According to DBP president Rey G. David, the bank is
studying a number of mechanisms under which the impact
of the strong peso on the spending power of OFW families
may be enhanced given the steady deterioration of the US
dollar.
“We are
looking at models that would achieve the same effect,”
David said in a telephone interview.
David
was apparently being cautious about the plan considering
the implications, such as which entity would shoulder
what would obviously be some subsidy requirement in
order to sustain that kind of arrangement. The OWWA-endorsed
plan had originated from a senatorial call for the
government to do something concrete to ease the plight
of OFW families and of the export sector.
The OWWA
proposal entails costs that no one at this point is
certain about, such as who should shoulder costs that
DBP, as a state-owned bank, is prohibited from
subsidizing.
Under
the Owwa model, DBP would enroll qualified OFWs in a
program where the peso value of their foreign currency
earnings would be fixed at given rate for up to a year.
In this
way, beneficiary OFW families would be assured of a
fixed peso equivalent to their dollar earnings.

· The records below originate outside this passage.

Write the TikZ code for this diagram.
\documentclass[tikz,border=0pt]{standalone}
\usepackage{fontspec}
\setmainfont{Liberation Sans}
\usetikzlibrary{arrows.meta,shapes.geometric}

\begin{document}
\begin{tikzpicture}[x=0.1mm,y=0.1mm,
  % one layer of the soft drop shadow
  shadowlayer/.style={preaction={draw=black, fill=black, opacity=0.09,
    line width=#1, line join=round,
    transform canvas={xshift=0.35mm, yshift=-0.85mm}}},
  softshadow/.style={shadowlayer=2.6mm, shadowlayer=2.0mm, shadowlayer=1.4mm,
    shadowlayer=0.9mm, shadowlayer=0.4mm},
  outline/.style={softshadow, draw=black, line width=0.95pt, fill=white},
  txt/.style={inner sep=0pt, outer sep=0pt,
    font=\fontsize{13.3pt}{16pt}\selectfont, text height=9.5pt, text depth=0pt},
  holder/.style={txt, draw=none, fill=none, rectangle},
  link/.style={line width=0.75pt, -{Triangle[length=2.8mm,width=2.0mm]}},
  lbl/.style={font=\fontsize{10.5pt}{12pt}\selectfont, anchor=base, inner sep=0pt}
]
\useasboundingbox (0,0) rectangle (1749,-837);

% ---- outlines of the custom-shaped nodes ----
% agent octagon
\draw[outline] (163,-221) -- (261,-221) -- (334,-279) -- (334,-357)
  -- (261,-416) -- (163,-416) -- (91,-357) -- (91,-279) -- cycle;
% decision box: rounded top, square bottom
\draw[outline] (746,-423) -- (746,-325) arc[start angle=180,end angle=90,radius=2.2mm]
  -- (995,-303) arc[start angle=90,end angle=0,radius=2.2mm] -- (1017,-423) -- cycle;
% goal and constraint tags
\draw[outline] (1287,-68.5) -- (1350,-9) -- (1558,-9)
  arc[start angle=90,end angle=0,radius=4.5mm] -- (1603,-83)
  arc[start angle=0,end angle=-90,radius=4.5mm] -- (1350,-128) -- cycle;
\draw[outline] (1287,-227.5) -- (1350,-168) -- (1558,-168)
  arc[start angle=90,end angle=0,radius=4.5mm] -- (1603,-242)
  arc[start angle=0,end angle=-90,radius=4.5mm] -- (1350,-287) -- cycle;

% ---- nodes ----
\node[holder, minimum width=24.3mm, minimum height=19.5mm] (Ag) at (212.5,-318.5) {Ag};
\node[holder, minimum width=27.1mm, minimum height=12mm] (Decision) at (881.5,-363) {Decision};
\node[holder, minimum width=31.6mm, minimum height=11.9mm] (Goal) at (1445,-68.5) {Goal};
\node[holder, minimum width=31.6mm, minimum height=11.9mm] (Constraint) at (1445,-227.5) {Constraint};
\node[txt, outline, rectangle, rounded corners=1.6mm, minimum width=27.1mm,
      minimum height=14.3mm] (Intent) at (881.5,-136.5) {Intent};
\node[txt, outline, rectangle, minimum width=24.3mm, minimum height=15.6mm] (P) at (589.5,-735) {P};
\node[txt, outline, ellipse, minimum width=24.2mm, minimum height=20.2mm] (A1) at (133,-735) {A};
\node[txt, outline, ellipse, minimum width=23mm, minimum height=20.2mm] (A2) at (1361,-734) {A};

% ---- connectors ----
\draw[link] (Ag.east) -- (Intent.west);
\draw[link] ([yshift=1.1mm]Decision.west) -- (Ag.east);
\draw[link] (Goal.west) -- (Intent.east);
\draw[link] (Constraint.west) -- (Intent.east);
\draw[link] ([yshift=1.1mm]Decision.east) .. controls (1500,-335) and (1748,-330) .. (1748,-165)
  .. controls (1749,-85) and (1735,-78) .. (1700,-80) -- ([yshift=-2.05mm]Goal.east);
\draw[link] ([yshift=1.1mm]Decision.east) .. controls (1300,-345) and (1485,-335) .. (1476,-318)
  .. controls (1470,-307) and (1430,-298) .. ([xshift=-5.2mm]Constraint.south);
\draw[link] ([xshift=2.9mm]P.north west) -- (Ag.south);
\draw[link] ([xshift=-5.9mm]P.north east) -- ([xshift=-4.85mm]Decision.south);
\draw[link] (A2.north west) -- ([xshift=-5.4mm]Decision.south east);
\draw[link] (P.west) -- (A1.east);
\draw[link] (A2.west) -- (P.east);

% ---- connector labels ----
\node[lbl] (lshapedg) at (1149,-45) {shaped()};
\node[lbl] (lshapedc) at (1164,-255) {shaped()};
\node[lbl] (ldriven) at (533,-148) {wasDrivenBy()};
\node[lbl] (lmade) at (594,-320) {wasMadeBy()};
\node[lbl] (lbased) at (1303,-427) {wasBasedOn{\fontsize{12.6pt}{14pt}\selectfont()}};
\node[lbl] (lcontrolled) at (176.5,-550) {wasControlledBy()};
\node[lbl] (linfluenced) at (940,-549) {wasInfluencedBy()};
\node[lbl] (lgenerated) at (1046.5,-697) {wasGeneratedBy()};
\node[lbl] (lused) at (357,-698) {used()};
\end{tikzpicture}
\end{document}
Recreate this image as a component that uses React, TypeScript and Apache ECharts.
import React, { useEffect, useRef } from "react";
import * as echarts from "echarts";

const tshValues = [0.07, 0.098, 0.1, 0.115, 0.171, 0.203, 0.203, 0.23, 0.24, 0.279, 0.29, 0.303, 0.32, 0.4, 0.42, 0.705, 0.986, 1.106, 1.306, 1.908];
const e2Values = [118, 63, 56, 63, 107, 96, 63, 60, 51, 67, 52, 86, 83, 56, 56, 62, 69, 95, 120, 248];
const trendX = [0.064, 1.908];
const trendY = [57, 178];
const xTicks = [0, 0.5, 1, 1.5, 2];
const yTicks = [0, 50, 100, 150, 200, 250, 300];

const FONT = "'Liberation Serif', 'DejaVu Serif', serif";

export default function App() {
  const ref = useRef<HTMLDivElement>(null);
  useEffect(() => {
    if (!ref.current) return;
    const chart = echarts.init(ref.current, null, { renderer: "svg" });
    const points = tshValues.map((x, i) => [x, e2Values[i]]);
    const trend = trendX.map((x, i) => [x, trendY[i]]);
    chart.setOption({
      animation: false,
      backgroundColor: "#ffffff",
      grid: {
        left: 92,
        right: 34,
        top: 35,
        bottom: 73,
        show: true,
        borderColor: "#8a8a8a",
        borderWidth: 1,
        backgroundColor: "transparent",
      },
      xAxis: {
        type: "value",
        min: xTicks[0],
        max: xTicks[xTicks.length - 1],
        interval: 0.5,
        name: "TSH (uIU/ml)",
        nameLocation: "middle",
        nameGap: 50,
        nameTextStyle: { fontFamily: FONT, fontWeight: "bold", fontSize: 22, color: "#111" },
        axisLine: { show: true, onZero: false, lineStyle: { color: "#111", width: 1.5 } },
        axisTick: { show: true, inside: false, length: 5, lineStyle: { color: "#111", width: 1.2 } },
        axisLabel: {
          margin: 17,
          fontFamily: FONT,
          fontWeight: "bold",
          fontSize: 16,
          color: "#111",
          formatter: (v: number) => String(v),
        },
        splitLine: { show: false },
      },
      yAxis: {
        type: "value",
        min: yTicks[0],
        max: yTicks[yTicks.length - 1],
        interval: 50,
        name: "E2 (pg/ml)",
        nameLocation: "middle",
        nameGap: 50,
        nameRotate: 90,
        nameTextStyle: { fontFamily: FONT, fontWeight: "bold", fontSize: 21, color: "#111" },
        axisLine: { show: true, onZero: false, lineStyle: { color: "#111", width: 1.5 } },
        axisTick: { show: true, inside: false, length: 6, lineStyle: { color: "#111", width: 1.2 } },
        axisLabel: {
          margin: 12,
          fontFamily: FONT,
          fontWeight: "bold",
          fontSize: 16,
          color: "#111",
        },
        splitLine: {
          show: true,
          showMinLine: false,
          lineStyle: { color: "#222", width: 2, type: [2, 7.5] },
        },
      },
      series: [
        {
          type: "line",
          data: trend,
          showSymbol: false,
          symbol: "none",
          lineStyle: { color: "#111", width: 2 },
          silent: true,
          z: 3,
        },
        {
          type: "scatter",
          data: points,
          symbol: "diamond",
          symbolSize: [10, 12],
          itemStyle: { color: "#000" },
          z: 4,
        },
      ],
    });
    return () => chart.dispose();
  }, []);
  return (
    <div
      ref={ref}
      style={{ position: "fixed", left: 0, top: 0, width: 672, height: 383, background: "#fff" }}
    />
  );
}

Theoretically, the upside for DBP is that the remitters
are locked into the bank for a year, but no one in the
government has apparently done the math to see whether
the benefits of having a certain number of locked-in
workers for a year would compensate for the costs of
keeping the exchange rate fixed for them.
What
Roque forgot to account for, however, was the identity
of who eventually shoulders the differential as the
exchange rate improves over time.
That is
a cost that no one right now knows for certain anybody
was willing to underwrite, the Bangko Sentral ng
Pilipinas said in reaction.
“This
can be achieved by using a hedging facility,” BSP
Governor Amando M. Tetangco Jr. said in a text message.
Hedging
as an exporter tool is already available at the DBP,
albeit volumes that do not impress many banks.
It works
by fixing the future earnings of exporters to a
preagreed rate for a fee, shielding them from exchange
rate losses as the peso improves relative the US dollar.
Deputy
BSP governor Diwa C. Guinigundo said the OWWA and the
DBP have to flesh out their plans so that the issue of
subsidizing one sector over another becomes clear.
Subsidies, as a whole, are against existing policy.